|
|
Web Map Data Flow
|
Web Map File Structure
|
Introduction
First, the process for creating tiles from the Safecast dataset will be discussed.
This process begins on the Safecast API server with SQL, and ends on a server running OS X with C.
This is not the sole visualization of the Safecast dataset, but is the primary one.
Currently, the Safecast native apps for iOS and OS X share the same underlying engine for tile rendering. The native apps are dynamic; the web map is the result of the OS X app producing static PNG tiles.
Here's how it happens.
Measurements: Filtering and Conversion
-
The data is filtered using a combination of sanity filters and manually-maintained blacklists for specific exceptions.
- This filtered version of the dataset may be downloaded here.
-
CPM is converted to µSv/h on a per-device basis.
- For bGeigies, the conversion is CPM/350.0
- In the above dataset, bGeigies have a NULL device_id
- Because they are not stored in the database, the conversion factor constants are hardcoded into the SQL script.
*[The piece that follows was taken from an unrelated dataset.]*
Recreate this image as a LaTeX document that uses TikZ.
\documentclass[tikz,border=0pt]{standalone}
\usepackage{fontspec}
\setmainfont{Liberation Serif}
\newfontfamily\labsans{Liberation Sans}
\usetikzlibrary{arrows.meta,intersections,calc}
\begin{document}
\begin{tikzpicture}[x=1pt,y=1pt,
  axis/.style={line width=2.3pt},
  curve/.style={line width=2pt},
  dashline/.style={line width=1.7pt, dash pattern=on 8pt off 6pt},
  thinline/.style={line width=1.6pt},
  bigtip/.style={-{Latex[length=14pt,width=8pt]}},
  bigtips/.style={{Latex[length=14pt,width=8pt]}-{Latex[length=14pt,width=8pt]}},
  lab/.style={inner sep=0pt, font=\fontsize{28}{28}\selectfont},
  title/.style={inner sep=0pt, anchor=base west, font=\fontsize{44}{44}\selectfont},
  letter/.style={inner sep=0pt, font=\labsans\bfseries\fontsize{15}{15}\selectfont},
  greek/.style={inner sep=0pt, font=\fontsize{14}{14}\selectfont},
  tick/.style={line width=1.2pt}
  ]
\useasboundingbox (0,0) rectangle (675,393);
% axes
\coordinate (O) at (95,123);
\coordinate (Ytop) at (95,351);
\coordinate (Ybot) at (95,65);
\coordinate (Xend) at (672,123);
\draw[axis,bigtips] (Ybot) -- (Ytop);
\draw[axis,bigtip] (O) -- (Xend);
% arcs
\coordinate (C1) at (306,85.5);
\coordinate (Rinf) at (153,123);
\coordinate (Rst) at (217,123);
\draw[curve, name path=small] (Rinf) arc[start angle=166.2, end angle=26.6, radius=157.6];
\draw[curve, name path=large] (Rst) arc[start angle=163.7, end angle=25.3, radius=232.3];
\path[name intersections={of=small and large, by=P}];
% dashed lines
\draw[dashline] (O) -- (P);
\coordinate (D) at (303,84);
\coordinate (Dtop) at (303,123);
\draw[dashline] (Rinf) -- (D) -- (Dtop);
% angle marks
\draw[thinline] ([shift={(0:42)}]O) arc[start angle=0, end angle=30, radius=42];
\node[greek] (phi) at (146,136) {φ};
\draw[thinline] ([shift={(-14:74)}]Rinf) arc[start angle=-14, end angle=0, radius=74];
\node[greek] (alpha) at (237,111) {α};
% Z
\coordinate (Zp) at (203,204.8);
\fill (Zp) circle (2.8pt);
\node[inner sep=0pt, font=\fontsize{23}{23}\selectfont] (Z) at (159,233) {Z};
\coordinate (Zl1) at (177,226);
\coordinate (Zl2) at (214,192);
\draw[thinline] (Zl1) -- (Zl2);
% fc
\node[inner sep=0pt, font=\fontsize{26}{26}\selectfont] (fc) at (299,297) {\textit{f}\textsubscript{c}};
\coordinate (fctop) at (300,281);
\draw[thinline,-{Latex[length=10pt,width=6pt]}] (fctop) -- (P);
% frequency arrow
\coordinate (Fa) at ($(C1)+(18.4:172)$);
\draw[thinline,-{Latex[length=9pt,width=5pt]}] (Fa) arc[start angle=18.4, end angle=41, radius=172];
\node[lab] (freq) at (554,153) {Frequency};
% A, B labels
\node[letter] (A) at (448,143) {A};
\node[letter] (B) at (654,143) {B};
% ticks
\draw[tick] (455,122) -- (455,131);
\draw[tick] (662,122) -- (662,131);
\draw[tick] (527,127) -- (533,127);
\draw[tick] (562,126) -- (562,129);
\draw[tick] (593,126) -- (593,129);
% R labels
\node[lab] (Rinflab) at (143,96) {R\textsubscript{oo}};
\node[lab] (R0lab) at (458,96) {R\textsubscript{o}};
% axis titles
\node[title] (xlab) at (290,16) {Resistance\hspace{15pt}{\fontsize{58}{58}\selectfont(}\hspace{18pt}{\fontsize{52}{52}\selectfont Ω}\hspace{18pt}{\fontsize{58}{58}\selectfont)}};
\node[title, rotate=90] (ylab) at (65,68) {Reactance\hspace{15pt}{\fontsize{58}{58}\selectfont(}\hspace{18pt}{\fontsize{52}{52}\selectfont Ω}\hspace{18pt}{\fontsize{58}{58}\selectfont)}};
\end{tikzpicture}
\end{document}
Source available here.
-
The data is reprojected from EPSG:4326 decimal degree latitude / longitude to EPSG:3857 Web Mercator pixel x/y at zoom level 13, which is ~19m resolution.
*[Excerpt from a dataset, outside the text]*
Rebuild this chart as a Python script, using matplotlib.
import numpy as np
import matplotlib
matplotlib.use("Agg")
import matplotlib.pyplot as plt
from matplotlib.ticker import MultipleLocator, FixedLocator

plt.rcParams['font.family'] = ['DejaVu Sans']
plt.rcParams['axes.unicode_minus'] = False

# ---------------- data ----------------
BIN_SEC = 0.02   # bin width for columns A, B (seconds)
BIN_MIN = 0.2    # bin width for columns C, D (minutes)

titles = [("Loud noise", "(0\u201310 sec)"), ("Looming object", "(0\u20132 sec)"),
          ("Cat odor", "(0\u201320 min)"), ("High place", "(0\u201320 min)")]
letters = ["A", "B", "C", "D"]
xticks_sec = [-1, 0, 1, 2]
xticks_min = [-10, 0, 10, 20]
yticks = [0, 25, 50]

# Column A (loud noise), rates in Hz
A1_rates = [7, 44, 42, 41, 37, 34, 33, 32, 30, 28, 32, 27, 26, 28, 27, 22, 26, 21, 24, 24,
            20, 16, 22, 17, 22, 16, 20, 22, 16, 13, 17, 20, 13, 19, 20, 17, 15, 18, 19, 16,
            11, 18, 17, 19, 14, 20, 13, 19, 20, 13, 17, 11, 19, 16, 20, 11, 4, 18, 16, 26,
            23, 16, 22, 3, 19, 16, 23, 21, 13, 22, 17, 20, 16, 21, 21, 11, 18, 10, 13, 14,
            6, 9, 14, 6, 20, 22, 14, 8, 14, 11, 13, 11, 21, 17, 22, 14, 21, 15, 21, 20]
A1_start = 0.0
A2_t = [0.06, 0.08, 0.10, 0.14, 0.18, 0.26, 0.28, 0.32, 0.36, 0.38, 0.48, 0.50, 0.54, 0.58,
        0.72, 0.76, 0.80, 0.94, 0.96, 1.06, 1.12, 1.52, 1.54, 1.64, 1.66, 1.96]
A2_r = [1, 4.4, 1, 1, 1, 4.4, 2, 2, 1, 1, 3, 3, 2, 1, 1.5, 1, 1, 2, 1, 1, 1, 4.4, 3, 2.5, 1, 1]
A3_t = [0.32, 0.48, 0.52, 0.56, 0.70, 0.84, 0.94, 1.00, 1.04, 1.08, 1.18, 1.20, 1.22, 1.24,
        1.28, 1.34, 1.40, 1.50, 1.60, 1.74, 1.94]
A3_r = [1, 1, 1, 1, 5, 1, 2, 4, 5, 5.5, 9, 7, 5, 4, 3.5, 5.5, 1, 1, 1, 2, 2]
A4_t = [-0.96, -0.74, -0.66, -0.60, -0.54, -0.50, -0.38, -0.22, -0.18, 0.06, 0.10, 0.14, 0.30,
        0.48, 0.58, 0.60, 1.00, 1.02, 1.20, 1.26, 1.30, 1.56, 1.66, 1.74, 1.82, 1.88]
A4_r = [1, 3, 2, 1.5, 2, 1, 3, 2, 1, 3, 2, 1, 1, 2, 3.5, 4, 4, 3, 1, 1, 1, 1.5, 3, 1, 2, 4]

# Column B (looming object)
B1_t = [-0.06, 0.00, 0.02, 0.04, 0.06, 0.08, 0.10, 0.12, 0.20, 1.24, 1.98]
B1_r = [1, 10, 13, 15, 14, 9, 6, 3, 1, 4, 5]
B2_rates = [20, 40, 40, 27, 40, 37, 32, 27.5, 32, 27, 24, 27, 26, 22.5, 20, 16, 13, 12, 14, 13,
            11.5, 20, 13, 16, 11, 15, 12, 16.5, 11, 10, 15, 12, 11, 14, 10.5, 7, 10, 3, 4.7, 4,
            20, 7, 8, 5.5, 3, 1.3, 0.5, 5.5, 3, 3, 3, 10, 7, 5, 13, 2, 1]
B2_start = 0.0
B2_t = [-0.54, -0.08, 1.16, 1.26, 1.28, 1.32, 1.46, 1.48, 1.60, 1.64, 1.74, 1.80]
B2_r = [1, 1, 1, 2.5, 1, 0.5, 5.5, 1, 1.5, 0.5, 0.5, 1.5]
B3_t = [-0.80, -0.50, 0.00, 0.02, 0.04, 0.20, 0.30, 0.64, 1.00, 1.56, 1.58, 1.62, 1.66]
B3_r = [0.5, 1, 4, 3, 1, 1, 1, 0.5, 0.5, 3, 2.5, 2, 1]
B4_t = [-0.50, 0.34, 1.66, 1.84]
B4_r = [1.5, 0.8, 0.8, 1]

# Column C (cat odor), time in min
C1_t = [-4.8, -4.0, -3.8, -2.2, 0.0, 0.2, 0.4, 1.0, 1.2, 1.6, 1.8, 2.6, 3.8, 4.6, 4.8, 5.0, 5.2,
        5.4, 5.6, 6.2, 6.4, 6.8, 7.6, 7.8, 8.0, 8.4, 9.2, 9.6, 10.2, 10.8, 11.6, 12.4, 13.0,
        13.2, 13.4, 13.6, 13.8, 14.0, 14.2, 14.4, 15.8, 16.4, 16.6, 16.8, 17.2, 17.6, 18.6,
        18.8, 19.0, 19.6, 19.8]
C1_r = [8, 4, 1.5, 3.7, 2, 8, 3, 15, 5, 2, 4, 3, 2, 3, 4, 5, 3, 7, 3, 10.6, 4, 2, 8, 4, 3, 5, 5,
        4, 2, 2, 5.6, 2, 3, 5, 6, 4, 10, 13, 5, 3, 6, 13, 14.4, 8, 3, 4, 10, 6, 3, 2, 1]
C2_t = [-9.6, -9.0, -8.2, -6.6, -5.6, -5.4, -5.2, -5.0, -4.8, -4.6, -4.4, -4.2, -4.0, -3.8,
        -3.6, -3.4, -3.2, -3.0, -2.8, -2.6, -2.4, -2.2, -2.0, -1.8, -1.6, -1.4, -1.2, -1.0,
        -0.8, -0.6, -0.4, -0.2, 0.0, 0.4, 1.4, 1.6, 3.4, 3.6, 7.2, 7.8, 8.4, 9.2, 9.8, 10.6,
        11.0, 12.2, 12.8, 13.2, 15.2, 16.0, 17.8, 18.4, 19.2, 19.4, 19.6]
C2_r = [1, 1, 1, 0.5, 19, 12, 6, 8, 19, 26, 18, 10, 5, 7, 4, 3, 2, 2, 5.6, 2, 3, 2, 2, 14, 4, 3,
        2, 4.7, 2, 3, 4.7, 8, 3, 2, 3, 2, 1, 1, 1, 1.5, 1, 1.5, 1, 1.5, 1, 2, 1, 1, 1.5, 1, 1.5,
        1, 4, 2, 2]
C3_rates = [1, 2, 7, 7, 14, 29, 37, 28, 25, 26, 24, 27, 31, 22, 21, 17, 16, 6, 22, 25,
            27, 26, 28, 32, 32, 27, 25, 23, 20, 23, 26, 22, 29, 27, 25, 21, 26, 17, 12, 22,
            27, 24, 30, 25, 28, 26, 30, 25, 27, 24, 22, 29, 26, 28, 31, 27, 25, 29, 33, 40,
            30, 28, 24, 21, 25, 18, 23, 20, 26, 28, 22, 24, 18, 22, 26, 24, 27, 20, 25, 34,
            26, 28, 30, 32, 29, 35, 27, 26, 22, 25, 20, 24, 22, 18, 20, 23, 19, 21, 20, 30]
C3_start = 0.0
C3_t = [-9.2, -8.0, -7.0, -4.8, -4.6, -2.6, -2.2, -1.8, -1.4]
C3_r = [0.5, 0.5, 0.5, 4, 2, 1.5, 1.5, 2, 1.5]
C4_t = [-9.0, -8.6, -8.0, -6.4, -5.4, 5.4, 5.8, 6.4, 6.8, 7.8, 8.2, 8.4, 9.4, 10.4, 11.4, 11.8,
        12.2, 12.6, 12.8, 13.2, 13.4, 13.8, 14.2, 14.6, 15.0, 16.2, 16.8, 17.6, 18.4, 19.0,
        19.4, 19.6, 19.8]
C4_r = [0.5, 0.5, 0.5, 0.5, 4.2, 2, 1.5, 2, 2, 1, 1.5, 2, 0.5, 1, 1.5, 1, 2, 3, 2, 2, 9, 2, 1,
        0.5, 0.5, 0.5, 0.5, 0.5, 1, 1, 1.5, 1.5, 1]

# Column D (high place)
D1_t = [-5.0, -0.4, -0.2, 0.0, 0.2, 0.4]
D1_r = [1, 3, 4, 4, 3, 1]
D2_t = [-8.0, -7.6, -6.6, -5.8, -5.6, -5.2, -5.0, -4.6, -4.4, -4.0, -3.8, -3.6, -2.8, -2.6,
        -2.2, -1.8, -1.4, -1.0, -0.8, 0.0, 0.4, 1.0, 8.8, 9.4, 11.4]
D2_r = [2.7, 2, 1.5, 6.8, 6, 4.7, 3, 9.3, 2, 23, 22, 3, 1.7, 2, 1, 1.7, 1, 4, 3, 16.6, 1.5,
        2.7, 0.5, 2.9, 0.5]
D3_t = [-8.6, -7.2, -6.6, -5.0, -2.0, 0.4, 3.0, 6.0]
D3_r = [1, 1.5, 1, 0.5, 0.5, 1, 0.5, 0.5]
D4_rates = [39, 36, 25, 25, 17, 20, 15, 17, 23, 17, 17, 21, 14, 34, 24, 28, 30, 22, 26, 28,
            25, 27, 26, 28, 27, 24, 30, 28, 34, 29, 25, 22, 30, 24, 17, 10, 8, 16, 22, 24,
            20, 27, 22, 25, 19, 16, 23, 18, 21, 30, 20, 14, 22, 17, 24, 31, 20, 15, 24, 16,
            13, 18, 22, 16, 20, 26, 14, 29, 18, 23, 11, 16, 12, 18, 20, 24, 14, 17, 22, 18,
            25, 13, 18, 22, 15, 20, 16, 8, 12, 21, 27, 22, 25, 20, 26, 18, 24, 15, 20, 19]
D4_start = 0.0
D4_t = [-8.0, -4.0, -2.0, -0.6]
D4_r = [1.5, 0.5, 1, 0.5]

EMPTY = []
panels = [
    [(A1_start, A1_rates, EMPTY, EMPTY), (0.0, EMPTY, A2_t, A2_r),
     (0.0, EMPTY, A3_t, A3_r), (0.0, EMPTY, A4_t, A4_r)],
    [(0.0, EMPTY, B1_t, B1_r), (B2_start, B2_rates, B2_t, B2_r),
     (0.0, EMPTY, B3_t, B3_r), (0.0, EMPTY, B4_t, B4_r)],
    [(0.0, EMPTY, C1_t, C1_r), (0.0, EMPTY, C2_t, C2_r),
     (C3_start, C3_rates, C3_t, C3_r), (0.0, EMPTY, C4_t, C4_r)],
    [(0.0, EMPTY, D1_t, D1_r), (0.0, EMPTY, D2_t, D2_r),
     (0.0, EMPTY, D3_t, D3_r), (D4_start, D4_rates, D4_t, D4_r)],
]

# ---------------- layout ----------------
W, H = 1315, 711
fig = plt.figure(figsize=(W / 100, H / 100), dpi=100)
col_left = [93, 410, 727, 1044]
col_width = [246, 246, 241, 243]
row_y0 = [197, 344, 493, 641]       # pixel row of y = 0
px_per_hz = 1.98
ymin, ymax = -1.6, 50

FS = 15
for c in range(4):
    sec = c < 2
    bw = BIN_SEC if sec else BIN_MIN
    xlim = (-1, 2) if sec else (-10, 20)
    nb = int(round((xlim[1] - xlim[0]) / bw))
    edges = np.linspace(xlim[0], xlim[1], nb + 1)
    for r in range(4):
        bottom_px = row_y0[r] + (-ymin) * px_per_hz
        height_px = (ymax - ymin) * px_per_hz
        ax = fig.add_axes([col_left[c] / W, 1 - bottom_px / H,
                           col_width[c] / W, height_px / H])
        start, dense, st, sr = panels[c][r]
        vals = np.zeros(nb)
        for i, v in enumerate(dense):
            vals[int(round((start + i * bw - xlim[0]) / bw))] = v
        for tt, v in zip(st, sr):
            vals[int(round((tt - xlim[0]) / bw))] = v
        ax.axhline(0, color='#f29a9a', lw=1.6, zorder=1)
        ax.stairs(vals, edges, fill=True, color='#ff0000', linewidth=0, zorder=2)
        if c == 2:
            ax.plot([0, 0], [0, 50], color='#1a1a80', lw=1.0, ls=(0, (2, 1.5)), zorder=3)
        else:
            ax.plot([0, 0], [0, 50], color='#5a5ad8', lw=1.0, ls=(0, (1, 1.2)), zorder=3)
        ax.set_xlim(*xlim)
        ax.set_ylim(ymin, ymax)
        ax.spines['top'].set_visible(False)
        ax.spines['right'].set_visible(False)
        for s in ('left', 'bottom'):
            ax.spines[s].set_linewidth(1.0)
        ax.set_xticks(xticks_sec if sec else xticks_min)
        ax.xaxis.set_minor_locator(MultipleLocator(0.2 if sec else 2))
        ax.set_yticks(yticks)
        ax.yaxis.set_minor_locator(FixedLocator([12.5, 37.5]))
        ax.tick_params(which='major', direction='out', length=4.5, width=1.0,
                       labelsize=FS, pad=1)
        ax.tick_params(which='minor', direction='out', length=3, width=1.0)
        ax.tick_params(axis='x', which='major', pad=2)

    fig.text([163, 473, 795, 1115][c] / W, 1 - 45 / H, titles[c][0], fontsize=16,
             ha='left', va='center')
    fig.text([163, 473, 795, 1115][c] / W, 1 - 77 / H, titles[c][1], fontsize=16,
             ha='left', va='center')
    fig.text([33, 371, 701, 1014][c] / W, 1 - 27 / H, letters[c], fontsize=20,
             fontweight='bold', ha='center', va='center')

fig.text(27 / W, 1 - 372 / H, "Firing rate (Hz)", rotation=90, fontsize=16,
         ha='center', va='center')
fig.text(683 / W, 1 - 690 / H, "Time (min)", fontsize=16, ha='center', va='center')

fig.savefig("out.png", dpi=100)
- The algorithms for reprojection can be found here.
Measurements: Aggregation (Binning)
-
From the above, the distinct spatial x, y locations at zoom level 13 are selected, as well as the most recent date for each of them, on a per-point basis.
- This most recent date can range from 2011 to the present, depending on the specific location.
-
The distinct spatial x, y locations at zoom level 13 are then set to the mean for that location.
- However, only the most recent 270 days for that point are selected.
- Thus, if a point contains data from 2014, no data from 2011 will be included in the mean.
- The purpose of this is to simultaneously show the most recent measurements if available, while not discarding all older data, due to the temporal resolution of the dataset.
- In general, most of the older measurements are background level.
Measurements: Export
-
These points as described above are now the final XYZ points used for both the web map and iOS / OS X apps.
- Dose rate ("Z") is converted to nSv/h so it can be stored as an integer, and exported from PostgreSQL to a SQLite3 database.
- The Z column is then offset by -32768 to be stored more compactly with a smaller file size.
- This database is available here.
-
All of the above actions -- filtering, conversion, aggregation, and export, are performed on the server by an SQL script.
-
Source available here.
- Note: if you plan to use the SQL script directly, the schema references may require changes to work in your environment.
Safecast App: Data Update
-
The above SQLite database is downloaded and processed by the data update of the iOS or OS X apps.
- The points are read, the Z column is offset by +32768 to restore nSv/h, then converted back to µSv/h.
- The XYZ points are rasterized and tiled at zoom level 13, and stored in a SQLite3 database.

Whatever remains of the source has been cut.